◆ WRITTEN PROBLEM:
Repeat the material exactly from its first line to the line that includes "const X_TICKS = [0,15,30,45];". Skip pictures.
────────────────────
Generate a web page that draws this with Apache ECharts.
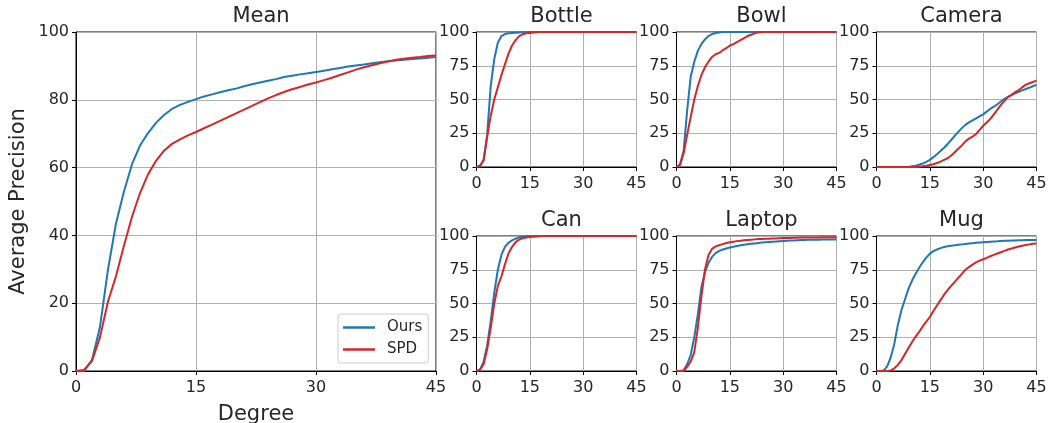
<!DOCTYPE html>
<html><head><meta charset="utf-8">
<script src="https://cdn.jsdelivr.net/npm/echarts@6/dist/echarts.min.js"></script>
<style>html,body{margin:0;padding:0;background:#fff}#c{width:1048px;height:423px}</style>
</head><body><div id="c"></div>
<script>
const DEGREES = [0,1,2,3,4,5,6,7,8,9,10,11,12,13,14,15,16,17,18,19,20,21,22,23,24,25,26,27,28,29,30,31,32,33,34,35,36,37,38,39,40,41,42,43,44,45];
const PANELS = ['Mean','Bottle','Bowl','Camera','Can','Laptop','Mug'];
const SERIES_NAMES = ['Ours','SPD'];
const X_TICKS = [0,15,30,45];

const meanOurs = [0,0,3.3,13,30,43.5,53,61,66.5,70.2,73.2,75.5,77.3,78.5,79.4,80.2,81,81.6,82.2,82.8,83.3,84,84.6,85.1,85.6,86.1,86.7,87.1,87.5,87.8,88.2,88.6,89,89.4,89.8,90.1,90.4,90.8,91.1,91.4,91.6,91.8,92,92.2,92.4,92.6];
const meanSPD = [0,0.3,3,10,20.5,28,37,45.5,52.5,58,62,65,67,68.3,69.5,70.5,71.6,72.7,73.8,74.9,76,77.1,78.2,79.3,80.4,81.4,82.3,83.1,83.8,84.5,85.1,85.8,86.5,87.3,88.1,88.9,89.6,90.2,90.8,91.3,91.8,92.1,92.4,92.6,92.9,93.1];

const bottleOurs = [0,0.5,5,24,60,80,92,97,98.5,99,99.3,99.5,99.7,99.8,99.9,100,100,100,100,100,100,100,100,100,100,100,100,100,100,100,100,100,100,100,100,100,100,100,100,100,100,100,100,100,100,100];
const bottleSPD = [0,1,5,22,38,50,59,68,76,84,90,94,97,98.3,99,99.3,99.6,99.8,100,100,100,100,100,100,100,100,100,100,100,100,100,100,100,100,100,100,100,100,100,100,100,100,100,100,100,100];

const bowlOurs = [0,2,12,42,67,78,86,91,94.5,97,98.5,99.3,99.7,100,100,100,100,100,100,100,100,100,100,100,100,100,100,100,100,100,100,100,100,100,100,100,100,100,100,100,100,100,100,100,100,100];
const bowlSPD = [0,1.5,10,24,37,50,60,68,74,78,81.5,83.5,84.5,86.5,88,90,91,92.5,94,95.5,97,98,99,99.7,100,100,100,100,100,100,100,100,100,100,100,100,100,100,100,100,100,100,100,100,100,100];

const cameraOurs = [0,0,0,0,0,0,0,0,0,0,0.5,1,1.7,2.6,3.8,5.3,7.3,9.5,11.8,14.3,17,20,23,26,28.8,31.2,33,34.5,36,37.5,39,41,43,44.7,46.5,48.5,50.5,52,53.3,54.5,55.7,56.8,57.8,58.8,59.8,60.8];
const cameraSPD = [0,0,0,0,0,0,0,0,0,0,0,0,0.2,0.5,1,1.5,2,3,4,5.3,6.5,8.5,11,13.5,16,19,21,22.5,24.5,27.5,30.5,33,35.5,39,42.5,46,49,52,53.5,55.5,57,59,61,62,63,64];

const canOurs = [0,1,7,19,37,58,75,86,92,95,96.8,98,99,99.5,99.8,100,100,100,100,100,100,100,100,100,100,100,100,100,100,100,100,100,100,100,100,100,100,100,100,100,100,100,100,100,100,100];
const canSPD = [0,1,5,16,32,50,63,70,79,87,92,95.5,97.3,98.3,98.8,99.2,99.5,99.7,99.8,100,100,100,100,100,100,100,100,100,100,100,100,100,100,100,100,100,100,100,100,100,100,100,100,100,100,100];

const laptopOurs = [0,0,0.5,5,12,25,42,62,73,80,84.5,87.3,89,90,90.8,91.5,92,92.6,93.1,93.5,93.9,94.2,94.5,94.8,95.1,95.3,95.5,95.7,95.9,96.1,96.3,96.5,96.6,96.7,96.9,97,97.1,97.2,97.2,97.3,97.3,97.4,97.4,97.5,97.5,97.5];
const laptopSPD = [0,0,0,3,7,14,32,55,75,86,90.5,92.3,93.2,94,94.8,95.3,95.8,96.2,96.5,96.8,97.1,97.3,97.5,97.7,97.8,97.9,98,98.1,98.2,98.4,98.5,98.6,98.6,98.7,98.7,98.8,98.8,98.8,98.9,98.9,98.9,99,99,99,99,99];

const mugOurs = [0,0,0.3,3.5,10,20,34,45,53,61,67,72,76.5,80.5,84,87,88.8,90,91,91.8,92.4,92.8,93.1,93.5,93.8,94.1,94.4,94.7,95,95.2,95.4,95.6,95.8,96,96.1,96.3,96.4,96.5,96.6,96.7,96.8,96.9,97,97,97.1,97.1];
const mugSPD = [0,0,0,0,0.3,2,4.5,8,12.5,17,21.5,25.5,29,33,36.5,40,44.5,48.5,52.5,56.5,60,63,66,69,72,75,77,78.8,80.5,81.8,82.8,83.8,85,86,87,88,89,90,90.7,91.5,92.2,92.8,93.3,93.8,94.2,94.5];

const PANEL_DATA = [
  [meanOurs, meanSPD],[bottleOurs, bottleSPD],[bowlOurs, bowlSPD],[cameraOurs, cameraSPD],
  [canOurs, canSPD],[laptopOurs, laptopSPD],[mugOurs, mugSPD]
];

const COLORS = ['#1f77b4','#d62728'];
const FONT = 'DejaVu Sans';
const TXT = '#262626';

// layout [left, top, width, height]
const LAYOUT = [
  [76, 32, 360, 339],
  [476.5, 32, 160, 135],
  [676.5, 32, 160, 135],
  [876.5, 32, 160, 135],
  [476.5, 236, 160, 135],
  [676.5, 236, 160, 135],
  [876.5, 236, 160, 135]
];

const grids = [], xAxes = [], yAxes = [], series = [], titles = [];
LAYOUT.forEach((L, i) => {
  grids.push({left: L[0], top: L[1], width: L[2], height: L[3], show: true, borderColor: '#000', borderWidth: 1,
    backgroundColor: 'transparent', containLabel: false, outerBoundsMode: 'none'});
  titles.push({text: PANELS[i], left: L[0] + L[2]/2, top: L[1] - 31, textAlign: 'center',
    textStyle: {fontFamily: FONT, fontSize: 21, fontWeight: 'normal', color: TXT}});
  const main = i === 0;
  xAxes.push({type: 'value', gridIndex: i, min: 0, max: 45, interval: 15,
    name: main ? 'Degree' : '', nameLocation: 'middle', nameGap: 33,
    nameTextStyle: {fontFamily: FONT, fontSize: 21, color: TXT},
    axisLine: {show: true, onZero: false, lineStyle: {color: '#000', width: 1}},
    axisTick: {show: true, length: 4, lineStyle: {color: '#000'}},
    axisLabel: {fontFamily: FONT, fontSize: 16, color: TXT, margin: 9, showMaxLabel: true, showMinLabel: true},
    splitLine: {show: true, lineStyle: {color: '#b0b0b0', width: 1}}
  });
  yAxes.push({type: 'value', gridIndex: i, min: 0, max: 100, interval: main ? 20 : 25,
    name: main ? 'Average Precision' : '', nameLocation: 'middle', nameGap: 47,
    nameTextStyle: {fontFamily: FONT, fontSize: 21, color: TXT},
    axisLine: {show: true, onZero: false, lineStyle: {color: '#000', width: 1}},
    axisTick: {show: true, length: 4, lineStyle: {color: '#000'}},
    axisLabel: {fontFamily: FONT, fontSize: 16, color: TXT, margin: 7},
    splitLine: {show: true, lineStyle: {color: '#b0b0b0', width: 1}}
  });
  PANEL_DATA[i].forEach((vals, k) => {
    series.push({type: 'line', name: SERIES_NAMES[k], xAxisIndex: i, yAxisIndex: i,
      data: DEGREES.map((d, j) => [d, vals[j]]),
      symbol: 'none', smooth: false, color: COLORS[k],
      lineStyle: {width: 2, color: COLORS[k]}, animation: false, z: 3});
  });
});

const chart = echarts.init(document.getElementById('c'), null, {renderer: 'canvas'});
chart.setOption({
  animation: false,
  backgroundColor: '#fff',
  title: titles,
  grid: grids,
  xAxis: xAxes,
  yAxis: yAxes,
  series: series,
  legend: {
    data: SERIES_NAMES.map(n => ({name: n, icon: 'rect'})), orient: 'vertical', left: 338, top: 314,
    itemWidth: 32, itemHeight: 2.5, itemGap: 5,
    padding: [5, 6, 5, 5],
    backgroundColor: 'rgba(255,255,255,0.85)', borderColor: '#cccccc', borderWidth: 1, borderRadius: 3,
    textStyle: {fontFamily: FONT, fontSize: 15, lineHeight: 17, color: TXT, padding: [0, 0, 0, 7]}
  }
});
</script></body></html>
────────────────────
◆ COMPLETE RESPONSE:
Generate a web page that draws this with Apache ECharts.
<!DOCTYPE html>
<html><head><meta charset="utf-8">
<script src="https://cdn.jsdelivr.net/npm/echarts@6/dist/echarts.min.js"></script>
<style>html,body{margin:0;padding:0;background:#fff}#c{width:1048px;height:423px}</style>
</head><body><div id="c"></div>
<script>
const DEGREES = [0,1,2,3,4,5,6,7,8,9,10,11,12,13,14,15,16,17,18,19,20,21,22,23,24,25,26,27,28,29,30,31,32,33,34,35,36,37,38,39,40,41,42,43,44,45];
const PANELS = ['Mean','Bottle','Bowl','Camera','Can','Laptop','Mug'];
const SERIES_NAMES = ['Ours','SPD'];
const X_TICKS = [0,15,30,45];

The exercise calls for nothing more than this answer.